YOUR GOAL
Only the lines from the top of the listing below to the line that has "(chip) at (97,628)" should be echoed, with both ends kept and pictures left out.
____________
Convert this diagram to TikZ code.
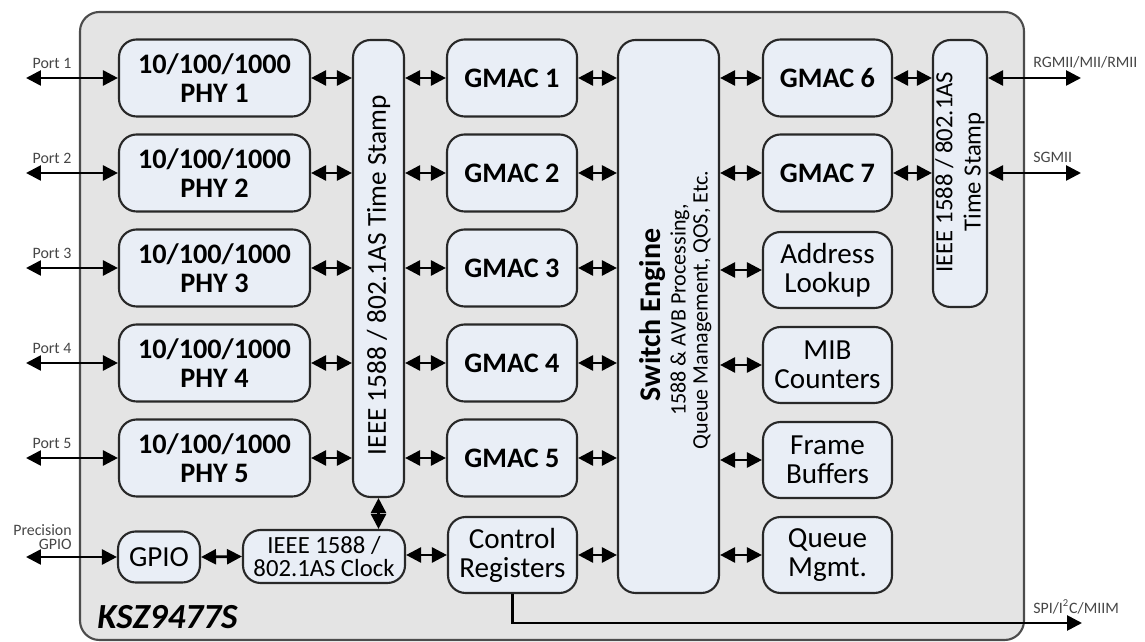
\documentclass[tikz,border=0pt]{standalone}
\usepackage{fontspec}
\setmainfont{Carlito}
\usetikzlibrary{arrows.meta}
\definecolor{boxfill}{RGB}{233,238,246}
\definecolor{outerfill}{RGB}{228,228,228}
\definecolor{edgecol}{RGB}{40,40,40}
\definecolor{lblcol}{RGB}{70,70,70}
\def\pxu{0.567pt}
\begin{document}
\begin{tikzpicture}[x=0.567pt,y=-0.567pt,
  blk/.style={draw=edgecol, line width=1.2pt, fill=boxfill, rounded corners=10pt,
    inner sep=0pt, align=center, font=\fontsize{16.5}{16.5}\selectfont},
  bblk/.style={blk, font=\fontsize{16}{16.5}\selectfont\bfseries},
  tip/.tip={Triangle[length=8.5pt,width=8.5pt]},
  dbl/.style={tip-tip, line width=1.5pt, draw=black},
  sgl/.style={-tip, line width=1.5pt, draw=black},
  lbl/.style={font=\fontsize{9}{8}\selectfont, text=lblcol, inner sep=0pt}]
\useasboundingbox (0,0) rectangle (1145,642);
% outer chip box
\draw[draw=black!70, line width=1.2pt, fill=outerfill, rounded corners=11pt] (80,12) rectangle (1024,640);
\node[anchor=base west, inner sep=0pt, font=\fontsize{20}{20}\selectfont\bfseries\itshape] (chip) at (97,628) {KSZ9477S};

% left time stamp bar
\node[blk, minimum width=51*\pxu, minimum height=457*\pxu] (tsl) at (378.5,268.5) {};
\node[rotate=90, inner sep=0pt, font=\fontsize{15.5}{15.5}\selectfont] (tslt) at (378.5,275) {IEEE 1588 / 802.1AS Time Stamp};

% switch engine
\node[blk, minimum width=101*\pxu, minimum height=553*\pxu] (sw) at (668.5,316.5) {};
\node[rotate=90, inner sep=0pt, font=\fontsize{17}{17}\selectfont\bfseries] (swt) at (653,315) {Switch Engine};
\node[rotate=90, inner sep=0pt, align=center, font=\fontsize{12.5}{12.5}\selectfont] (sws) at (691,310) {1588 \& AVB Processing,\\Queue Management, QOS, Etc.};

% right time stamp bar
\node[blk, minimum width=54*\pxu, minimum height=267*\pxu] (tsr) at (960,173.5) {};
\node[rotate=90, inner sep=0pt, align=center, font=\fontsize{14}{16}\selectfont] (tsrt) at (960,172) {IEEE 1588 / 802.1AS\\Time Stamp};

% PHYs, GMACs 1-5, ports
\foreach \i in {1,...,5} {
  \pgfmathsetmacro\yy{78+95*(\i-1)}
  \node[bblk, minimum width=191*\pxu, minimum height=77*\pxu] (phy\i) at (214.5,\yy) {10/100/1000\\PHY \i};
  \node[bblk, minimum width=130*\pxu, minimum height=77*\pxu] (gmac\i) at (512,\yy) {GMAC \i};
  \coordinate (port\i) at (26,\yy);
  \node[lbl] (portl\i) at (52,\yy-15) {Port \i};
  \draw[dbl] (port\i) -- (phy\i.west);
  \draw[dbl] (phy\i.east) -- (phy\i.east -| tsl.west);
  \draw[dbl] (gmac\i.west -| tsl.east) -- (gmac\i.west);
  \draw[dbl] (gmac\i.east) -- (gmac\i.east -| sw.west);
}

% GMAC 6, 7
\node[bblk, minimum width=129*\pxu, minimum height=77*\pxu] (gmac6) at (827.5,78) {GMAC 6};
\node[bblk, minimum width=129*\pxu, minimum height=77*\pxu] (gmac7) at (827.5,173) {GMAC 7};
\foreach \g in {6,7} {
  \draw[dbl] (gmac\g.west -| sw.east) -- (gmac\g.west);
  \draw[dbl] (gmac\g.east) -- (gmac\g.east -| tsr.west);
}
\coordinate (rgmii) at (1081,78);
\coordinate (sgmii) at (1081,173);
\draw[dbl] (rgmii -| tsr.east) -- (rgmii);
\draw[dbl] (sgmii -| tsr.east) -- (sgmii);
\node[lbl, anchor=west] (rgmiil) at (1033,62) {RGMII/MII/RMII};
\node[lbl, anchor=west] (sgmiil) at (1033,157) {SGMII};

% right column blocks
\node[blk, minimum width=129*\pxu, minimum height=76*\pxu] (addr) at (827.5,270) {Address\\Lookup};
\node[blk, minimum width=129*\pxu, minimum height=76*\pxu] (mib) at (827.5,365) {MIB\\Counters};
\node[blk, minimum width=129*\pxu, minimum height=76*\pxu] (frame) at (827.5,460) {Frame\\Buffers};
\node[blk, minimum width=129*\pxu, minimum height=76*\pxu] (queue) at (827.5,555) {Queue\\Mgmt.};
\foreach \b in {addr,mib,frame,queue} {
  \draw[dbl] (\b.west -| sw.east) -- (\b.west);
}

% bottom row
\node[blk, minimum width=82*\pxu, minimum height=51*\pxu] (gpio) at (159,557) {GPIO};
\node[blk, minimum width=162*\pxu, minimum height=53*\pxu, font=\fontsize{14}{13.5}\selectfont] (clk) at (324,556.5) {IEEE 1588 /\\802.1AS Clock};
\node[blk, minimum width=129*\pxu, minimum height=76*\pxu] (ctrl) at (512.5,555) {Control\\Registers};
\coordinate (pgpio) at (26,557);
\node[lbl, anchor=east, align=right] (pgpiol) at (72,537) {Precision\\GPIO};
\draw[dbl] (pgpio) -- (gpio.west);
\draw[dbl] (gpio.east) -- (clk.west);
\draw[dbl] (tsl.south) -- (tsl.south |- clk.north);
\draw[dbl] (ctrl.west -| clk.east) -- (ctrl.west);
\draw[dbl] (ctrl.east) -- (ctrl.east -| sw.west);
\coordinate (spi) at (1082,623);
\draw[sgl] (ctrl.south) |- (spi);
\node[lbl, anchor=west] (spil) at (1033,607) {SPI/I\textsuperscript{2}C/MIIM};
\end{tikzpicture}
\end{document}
____________
TASK OUTPUT
Convert this diagram to TikZ code.
\documentclass[tikz,border=0pt]{standalone}
\usepackage{fontspec}
\setmainfont{Carlito}
\usetikzlibrary{arrows.meta}
\definecolor{boxfill}{RGB}{233,238,246}
\definecolor{outerfill}{RGB}{228,228,228}
\definecolor{edgecol}{RGB}{40,40,40}
\definecolor{lblcol}{RGB}{70,70,70}
\def\pxu{0.567pt}
\begin{document}
\begin{tikzpicture}[x=0.567pt,y=-0.567pt,
  blk/.style={draw=edgecol, line width=1.2pt, fill=boxfill, rounded corners=10pt,
    inner sep=0pt, align=center, font=\fontsize{16.5}{16.5}\selectfont},
  bblk/.style={blk, font=\fontsize{16}{16.5}\selectfont\bfseries},
  tip/.tip={Triangle[length=8.5pt,width=8.5pt]},
  dbl/.style={tip-tip, line width=1.5pt, draw=black},
  sgl/.style={-tip, line width=1.5pt, draw=black},
  lbl/.style={font=\fontsize{9}{8}\selectfont, text=lblcol, inner sep=0pt}]
\useasboundingbox (0,0) rectangle (1145,642);
% outer chip box
\draw[draw=black!70, line width=1.2pt, fill=outerfill, rounded corners=11pt] (80,12) rectangle (1024,640);
\node[anchor=base west, inner sep=0pt, font=\fontsize{20}{20}\selectfont\bfseries\itshape] (chip) at (97,628) {KSZ9477S};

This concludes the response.